TASK TO COMPLETE:
Where does the string "this" appear? Copy every line of the entries below that holds it.

DATASET ROWS:
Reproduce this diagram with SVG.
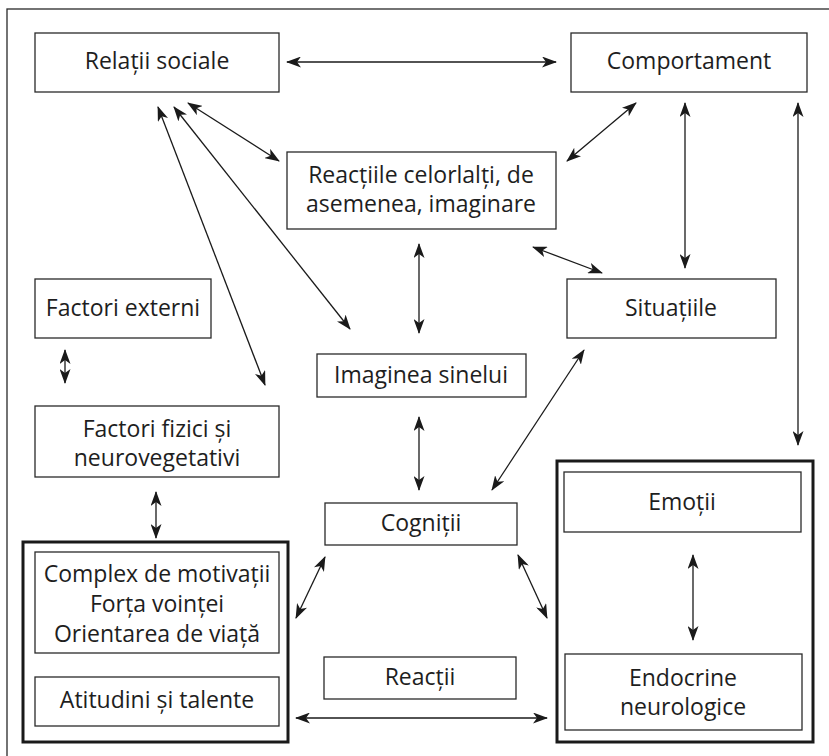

==

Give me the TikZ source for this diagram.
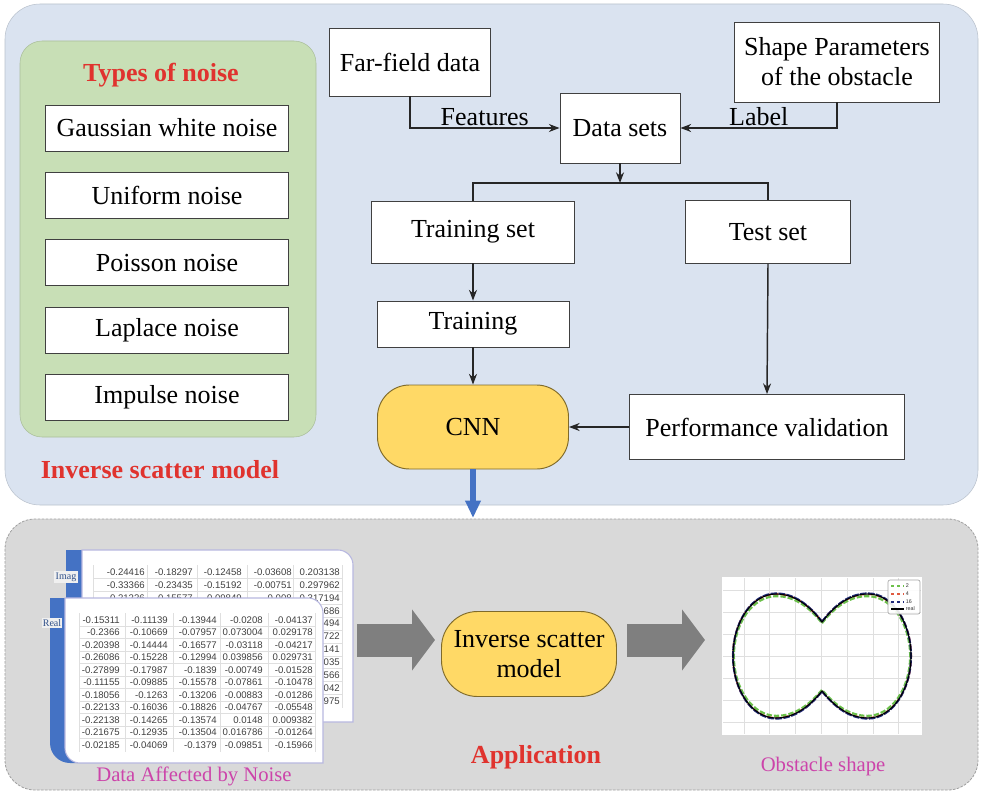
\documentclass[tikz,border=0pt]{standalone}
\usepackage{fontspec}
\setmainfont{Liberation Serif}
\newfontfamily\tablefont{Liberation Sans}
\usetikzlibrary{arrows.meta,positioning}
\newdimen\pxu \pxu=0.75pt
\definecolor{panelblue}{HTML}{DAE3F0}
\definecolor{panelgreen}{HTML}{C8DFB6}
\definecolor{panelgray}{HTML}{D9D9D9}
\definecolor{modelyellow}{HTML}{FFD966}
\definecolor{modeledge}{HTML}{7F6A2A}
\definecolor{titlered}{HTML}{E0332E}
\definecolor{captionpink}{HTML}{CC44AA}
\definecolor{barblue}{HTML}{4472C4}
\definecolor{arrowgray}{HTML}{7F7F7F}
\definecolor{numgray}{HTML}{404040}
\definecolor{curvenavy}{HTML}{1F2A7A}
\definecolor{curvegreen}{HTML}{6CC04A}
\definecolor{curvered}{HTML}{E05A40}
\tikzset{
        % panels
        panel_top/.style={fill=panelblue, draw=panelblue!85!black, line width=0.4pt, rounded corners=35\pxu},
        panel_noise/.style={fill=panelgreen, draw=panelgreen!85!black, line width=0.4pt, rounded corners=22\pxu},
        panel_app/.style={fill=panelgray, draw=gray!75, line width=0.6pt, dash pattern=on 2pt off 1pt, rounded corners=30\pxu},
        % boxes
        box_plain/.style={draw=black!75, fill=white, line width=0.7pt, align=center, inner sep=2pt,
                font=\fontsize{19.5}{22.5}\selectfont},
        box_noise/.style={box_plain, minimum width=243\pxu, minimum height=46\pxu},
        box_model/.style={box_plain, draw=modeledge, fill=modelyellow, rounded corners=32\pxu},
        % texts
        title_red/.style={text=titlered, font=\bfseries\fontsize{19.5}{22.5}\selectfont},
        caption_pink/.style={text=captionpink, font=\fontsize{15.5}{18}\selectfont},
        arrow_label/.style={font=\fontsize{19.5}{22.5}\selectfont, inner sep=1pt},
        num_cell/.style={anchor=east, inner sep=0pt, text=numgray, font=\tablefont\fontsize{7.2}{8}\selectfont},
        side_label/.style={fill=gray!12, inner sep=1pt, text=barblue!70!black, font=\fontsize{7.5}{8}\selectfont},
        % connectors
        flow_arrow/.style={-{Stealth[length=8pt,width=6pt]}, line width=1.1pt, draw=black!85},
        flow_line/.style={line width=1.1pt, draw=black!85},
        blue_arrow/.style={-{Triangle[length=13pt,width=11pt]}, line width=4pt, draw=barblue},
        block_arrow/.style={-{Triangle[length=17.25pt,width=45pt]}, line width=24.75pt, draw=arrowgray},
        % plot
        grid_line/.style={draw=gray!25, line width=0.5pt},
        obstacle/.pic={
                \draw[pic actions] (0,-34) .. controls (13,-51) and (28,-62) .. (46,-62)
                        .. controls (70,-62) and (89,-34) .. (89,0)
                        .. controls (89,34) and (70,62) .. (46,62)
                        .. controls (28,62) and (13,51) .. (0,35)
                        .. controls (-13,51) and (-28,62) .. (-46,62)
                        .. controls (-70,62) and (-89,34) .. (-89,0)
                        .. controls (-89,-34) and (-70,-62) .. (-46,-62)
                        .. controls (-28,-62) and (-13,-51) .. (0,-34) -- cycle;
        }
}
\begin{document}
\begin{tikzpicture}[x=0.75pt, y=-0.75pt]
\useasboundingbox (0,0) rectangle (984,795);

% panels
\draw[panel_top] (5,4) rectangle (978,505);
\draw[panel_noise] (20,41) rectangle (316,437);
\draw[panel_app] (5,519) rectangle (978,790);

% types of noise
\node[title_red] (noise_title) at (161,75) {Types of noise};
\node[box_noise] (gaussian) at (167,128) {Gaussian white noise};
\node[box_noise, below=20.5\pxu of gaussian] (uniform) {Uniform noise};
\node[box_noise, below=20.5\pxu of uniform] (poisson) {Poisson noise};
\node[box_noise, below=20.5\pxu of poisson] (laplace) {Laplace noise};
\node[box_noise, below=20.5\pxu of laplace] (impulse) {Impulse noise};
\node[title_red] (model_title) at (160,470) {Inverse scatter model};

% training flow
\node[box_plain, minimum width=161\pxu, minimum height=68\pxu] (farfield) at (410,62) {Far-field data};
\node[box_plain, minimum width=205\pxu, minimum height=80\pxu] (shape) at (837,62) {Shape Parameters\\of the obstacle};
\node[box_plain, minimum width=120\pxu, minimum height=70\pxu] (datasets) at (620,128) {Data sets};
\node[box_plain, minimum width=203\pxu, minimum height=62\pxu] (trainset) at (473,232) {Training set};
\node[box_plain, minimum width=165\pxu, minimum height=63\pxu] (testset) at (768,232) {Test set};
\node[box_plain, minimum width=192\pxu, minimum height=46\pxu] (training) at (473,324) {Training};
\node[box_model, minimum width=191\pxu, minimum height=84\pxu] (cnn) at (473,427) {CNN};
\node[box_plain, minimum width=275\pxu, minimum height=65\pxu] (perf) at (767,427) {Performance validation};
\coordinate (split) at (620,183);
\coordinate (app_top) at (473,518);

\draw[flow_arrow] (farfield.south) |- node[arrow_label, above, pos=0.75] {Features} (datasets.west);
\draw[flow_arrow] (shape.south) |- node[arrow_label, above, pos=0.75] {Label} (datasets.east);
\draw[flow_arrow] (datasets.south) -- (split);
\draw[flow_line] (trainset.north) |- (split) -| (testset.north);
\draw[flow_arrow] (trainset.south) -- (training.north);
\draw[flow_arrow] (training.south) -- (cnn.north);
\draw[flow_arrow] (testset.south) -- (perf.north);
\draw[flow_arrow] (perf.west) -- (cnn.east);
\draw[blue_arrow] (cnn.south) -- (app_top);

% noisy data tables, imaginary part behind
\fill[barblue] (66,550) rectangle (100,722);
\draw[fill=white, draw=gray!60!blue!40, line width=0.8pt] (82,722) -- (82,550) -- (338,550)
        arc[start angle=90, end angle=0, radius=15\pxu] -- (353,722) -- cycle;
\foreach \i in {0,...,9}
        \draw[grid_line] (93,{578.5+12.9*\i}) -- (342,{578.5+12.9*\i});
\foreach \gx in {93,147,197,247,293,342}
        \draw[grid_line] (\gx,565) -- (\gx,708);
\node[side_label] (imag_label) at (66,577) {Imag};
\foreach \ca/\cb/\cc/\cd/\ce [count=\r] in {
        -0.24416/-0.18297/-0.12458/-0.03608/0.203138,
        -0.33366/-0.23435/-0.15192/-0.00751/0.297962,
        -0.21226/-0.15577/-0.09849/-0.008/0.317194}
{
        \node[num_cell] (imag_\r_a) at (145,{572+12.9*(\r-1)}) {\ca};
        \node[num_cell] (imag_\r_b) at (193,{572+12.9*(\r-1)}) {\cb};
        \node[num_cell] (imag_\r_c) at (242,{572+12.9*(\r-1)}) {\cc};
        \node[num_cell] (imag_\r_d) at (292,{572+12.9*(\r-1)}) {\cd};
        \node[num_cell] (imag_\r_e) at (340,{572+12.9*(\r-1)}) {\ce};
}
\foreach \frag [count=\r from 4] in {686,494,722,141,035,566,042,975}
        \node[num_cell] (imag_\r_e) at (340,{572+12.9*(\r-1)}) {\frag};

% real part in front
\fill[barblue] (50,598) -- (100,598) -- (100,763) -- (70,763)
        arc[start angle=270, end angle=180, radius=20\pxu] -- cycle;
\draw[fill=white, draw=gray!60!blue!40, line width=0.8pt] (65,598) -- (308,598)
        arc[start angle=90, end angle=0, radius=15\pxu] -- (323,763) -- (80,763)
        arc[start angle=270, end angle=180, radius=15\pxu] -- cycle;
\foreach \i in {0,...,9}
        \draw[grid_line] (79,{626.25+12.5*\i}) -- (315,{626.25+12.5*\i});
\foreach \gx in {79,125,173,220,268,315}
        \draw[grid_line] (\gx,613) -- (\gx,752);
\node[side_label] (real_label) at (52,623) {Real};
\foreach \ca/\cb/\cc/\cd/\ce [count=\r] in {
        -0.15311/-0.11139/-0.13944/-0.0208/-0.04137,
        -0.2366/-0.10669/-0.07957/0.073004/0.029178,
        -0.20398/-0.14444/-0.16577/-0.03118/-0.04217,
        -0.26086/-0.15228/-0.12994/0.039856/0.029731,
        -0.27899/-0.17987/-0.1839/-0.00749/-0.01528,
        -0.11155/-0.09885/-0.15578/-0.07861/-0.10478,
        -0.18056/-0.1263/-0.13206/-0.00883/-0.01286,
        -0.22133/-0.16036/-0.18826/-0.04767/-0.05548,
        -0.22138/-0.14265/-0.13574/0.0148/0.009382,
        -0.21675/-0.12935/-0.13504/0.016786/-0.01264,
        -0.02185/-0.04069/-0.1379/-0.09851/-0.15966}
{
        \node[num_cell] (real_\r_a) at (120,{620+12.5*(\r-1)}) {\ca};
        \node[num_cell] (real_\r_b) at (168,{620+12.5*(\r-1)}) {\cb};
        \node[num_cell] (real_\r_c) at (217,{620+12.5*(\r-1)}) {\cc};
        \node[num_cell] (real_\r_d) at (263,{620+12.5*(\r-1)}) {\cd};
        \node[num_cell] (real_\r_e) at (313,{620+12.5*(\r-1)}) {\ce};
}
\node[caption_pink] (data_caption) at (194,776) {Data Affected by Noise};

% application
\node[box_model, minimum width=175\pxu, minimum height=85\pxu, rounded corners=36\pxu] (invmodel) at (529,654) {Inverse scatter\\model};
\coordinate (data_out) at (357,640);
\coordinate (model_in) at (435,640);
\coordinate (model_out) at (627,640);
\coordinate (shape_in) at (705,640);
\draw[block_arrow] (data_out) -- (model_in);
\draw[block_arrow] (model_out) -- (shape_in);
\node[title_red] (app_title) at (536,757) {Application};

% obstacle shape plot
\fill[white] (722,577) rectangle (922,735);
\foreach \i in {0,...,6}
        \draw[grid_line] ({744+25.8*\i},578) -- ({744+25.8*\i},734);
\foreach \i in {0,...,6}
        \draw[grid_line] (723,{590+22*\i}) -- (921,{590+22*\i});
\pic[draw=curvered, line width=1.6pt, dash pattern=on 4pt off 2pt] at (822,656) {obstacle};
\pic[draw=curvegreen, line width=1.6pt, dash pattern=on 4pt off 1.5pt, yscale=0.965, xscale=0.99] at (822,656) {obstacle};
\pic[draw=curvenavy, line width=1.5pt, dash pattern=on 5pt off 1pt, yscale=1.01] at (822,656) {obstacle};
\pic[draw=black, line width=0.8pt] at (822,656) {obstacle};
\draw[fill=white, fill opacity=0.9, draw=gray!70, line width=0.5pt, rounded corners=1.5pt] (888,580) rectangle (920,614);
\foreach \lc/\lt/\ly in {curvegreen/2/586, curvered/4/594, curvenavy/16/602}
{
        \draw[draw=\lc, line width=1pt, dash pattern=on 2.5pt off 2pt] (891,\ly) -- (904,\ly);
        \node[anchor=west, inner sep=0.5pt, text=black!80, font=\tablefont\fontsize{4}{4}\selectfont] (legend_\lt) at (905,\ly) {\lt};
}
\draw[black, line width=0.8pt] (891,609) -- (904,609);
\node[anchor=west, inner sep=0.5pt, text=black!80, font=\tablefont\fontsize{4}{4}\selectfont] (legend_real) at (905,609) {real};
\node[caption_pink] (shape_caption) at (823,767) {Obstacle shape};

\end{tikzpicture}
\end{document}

EXPECTED OUTPUT:
Reproduce this diagram with SVG.
Give me the TikZ source for this diagram.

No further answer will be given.